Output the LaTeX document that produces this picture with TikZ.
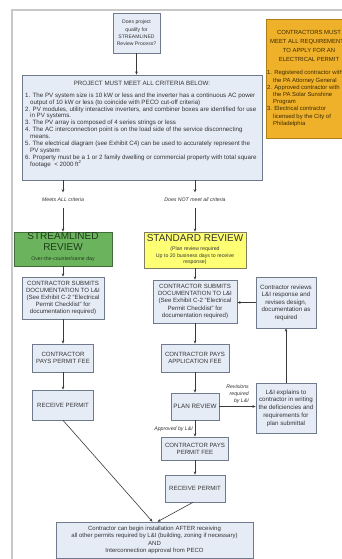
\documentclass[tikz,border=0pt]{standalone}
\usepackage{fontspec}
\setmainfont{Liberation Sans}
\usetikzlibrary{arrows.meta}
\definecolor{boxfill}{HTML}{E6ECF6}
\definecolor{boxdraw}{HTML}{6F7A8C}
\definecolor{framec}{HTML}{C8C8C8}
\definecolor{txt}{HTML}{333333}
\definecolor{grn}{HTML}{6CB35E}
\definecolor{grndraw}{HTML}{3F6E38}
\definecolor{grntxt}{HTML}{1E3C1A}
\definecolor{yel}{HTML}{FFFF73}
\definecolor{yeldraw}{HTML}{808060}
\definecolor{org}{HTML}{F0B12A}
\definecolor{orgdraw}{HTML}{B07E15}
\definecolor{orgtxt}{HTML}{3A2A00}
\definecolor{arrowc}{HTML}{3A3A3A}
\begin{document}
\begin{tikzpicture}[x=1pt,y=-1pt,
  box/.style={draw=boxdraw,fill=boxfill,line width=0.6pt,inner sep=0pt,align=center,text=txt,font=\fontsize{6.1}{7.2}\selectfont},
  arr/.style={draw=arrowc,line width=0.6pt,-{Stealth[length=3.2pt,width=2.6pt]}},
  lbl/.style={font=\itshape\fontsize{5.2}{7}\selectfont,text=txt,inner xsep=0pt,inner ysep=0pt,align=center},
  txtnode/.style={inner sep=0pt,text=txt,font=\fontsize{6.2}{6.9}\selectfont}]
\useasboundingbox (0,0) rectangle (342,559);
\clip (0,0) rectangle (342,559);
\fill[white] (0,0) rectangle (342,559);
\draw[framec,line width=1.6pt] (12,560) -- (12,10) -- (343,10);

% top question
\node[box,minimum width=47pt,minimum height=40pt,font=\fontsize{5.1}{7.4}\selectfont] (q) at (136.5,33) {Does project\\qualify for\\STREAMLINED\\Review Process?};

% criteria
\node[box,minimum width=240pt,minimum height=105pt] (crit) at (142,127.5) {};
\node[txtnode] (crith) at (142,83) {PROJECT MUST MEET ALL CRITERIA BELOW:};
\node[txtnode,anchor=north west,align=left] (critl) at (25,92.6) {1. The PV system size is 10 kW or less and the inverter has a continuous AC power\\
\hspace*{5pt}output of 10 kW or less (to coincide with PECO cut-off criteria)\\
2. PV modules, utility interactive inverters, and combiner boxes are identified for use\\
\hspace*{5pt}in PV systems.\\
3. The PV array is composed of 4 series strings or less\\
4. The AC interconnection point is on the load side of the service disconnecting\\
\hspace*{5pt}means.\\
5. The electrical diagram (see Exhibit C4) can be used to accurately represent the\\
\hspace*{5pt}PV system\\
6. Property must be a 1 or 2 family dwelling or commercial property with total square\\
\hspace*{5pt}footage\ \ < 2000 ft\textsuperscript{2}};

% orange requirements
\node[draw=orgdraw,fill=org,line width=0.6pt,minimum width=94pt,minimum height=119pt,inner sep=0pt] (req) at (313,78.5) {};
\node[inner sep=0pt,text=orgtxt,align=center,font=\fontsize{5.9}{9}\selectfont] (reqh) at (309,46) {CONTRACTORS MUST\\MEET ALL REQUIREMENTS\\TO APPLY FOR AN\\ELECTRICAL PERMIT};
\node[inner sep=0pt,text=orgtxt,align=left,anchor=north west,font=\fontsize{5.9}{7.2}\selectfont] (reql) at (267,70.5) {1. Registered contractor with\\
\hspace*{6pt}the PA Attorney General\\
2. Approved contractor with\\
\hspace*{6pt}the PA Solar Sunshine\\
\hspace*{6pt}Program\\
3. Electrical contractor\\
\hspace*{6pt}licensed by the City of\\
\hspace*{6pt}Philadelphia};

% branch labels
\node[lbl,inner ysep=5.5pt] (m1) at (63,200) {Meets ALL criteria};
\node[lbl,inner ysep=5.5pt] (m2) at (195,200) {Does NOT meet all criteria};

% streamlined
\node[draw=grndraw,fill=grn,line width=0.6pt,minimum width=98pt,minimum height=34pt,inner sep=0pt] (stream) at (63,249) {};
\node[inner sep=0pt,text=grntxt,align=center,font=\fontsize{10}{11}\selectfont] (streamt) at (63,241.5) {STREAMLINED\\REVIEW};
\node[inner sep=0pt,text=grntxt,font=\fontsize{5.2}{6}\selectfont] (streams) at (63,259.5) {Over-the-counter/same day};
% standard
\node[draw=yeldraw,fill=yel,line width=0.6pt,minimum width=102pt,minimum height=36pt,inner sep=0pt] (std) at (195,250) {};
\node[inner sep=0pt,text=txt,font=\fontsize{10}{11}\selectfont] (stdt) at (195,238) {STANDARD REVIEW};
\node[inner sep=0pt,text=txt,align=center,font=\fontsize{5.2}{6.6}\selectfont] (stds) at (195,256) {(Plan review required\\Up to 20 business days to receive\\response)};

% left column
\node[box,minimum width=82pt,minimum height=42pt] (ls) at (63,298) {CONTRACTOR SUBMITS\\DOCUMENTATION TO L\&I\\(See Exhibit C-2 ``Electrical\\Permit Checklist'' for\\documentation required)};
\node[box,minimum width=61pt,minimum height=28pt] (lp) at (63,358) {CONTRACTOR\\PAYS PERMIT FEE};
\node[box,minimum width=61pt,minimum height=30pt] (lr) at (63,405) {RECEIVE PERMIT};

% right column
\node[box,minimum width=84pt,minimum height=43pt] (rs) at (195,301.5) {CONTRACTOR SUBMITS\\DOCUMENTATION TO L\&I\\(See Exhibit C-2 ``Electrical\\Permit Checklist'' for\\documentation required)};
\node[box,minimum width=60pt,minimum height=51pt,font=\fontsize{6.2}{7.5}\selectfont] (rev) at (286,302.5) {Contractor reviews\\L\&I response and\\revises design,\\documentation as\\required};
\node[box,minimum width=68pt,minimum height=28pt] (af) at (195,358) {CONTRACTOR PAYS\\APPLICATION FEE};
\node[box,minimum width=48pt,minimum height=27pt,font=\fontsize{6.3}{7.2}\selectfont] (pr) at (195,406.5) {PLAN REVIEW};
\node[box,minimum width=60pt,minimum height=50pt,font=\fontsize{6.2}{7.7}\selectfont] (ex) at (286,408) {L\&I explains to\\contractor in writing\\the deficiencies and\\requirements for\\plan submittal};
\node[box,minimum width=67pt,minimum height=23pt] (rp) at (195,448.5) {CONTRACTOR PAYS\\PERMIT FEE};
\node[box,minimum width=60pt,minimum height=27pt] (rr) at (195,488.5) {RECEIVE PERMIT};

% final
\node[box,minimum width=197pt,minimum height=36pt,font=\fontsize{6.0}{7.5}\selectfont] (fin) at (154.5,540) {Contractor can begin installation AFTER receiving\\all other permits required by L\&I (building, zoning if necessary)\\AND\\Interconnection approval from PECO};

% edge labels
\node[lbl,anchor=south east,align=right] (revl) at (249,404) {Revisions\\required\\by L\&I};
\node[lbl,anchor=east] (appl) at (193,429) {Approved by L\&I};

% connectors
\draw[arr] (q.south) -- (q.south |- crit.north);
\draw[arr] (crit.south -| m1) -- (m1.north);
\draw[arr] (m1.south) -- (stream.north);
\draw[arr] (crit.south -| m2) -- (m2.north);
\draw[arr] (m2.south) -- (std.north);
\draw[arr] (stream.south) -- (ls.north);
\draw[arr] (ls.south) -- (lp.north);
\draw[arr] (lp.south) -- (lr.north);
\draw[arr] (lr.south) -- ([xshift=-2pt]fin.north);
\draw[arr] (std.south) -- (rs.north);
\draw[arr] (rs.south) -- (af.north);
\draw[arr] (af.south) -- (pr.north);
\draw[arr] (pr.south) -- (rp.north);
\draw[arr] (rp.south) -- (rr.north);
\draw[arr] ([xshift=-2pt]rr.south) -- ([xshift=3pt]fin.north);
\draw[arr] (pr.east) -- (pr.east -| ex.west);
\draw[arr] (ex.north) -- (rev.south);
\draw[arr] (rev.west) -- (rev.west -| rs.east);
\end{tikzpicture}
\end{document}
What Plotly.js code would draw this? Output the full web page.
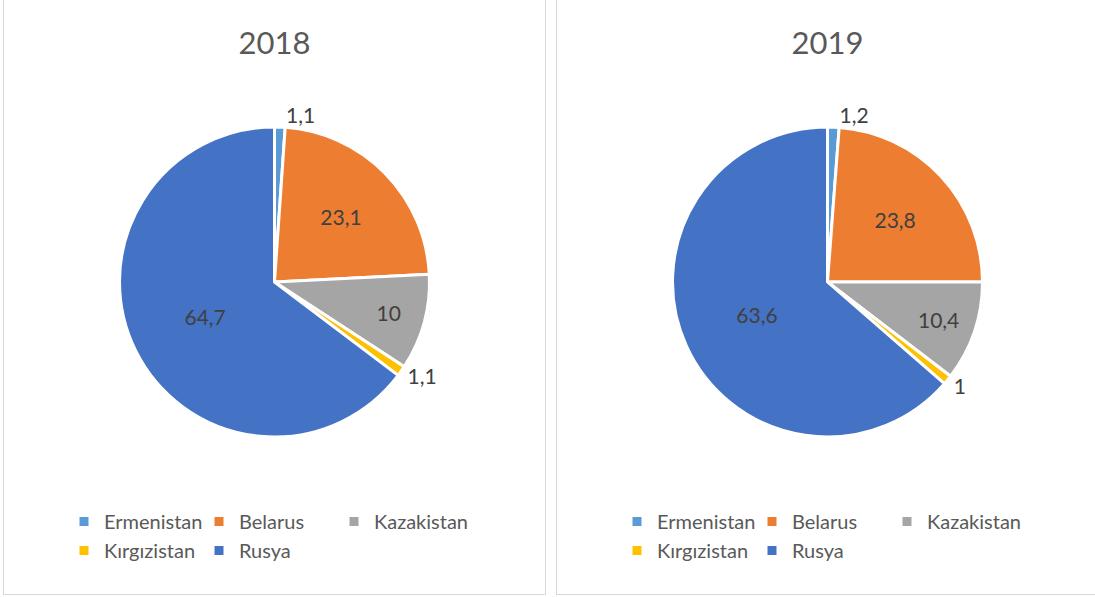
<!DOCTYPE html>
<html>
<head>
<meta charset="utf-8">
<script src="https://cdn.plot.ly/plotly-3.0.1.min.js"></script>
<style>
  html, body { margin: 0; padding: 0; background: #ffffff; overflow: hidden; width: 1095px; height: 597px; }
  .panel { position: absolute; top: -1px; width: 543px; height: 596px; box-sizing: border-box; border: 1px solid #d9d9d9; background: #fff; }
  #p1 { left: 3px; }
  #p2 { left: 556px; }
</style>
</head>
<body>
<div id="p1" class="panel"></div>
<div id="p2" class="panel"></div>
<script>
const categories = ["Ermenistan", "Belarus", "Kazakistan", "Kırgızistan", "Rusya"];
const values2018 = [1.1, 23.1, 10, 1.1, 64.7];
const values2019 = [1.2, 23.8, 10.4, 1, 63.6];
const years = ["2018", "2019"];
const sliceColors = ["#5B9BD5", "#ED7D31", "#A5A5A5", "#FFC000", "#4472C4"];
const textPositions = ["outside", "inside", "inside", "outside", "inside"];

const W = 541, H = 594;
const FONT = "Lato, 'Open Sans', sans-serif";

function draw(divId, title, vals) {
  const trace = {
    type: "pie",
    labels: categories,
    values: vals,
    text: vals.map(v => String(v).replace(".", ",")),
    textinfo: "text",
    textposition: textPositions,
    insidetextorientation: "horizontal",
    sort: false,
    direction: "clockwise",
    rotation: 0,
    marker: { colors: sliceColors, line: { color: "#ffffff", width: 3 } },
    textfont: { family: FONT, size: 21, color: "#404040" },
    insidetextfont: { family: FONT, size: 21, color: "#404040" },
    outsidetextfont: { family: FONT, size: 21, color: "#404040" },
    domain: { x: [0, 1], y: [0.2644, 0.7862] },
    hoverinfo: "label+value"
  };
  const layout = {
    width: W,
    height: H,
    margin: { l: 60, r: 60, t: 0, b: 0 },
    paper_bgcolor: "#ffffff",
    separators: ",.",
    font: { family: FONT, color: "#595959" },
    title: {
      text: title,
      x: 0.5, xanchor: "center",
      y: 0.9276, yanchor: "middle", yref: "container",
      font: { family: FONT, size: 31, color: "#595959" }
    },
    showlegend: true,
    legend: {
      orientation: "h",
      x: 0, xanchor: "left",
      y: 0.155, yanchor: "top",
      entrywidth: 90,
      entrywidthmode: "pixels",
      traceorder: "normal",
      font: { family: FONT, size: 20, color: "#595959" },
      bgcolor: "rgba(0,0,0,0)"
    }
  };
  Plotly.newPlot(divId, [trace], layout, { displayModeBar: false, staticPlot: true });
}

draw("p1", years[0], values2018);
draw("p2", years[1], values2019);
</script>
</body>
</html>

━━━

* [DESCRIPTION OF THE TASK] Only the number is wanted: how many lines in the entries above contain the string "this"?

* [OUTPUT] 2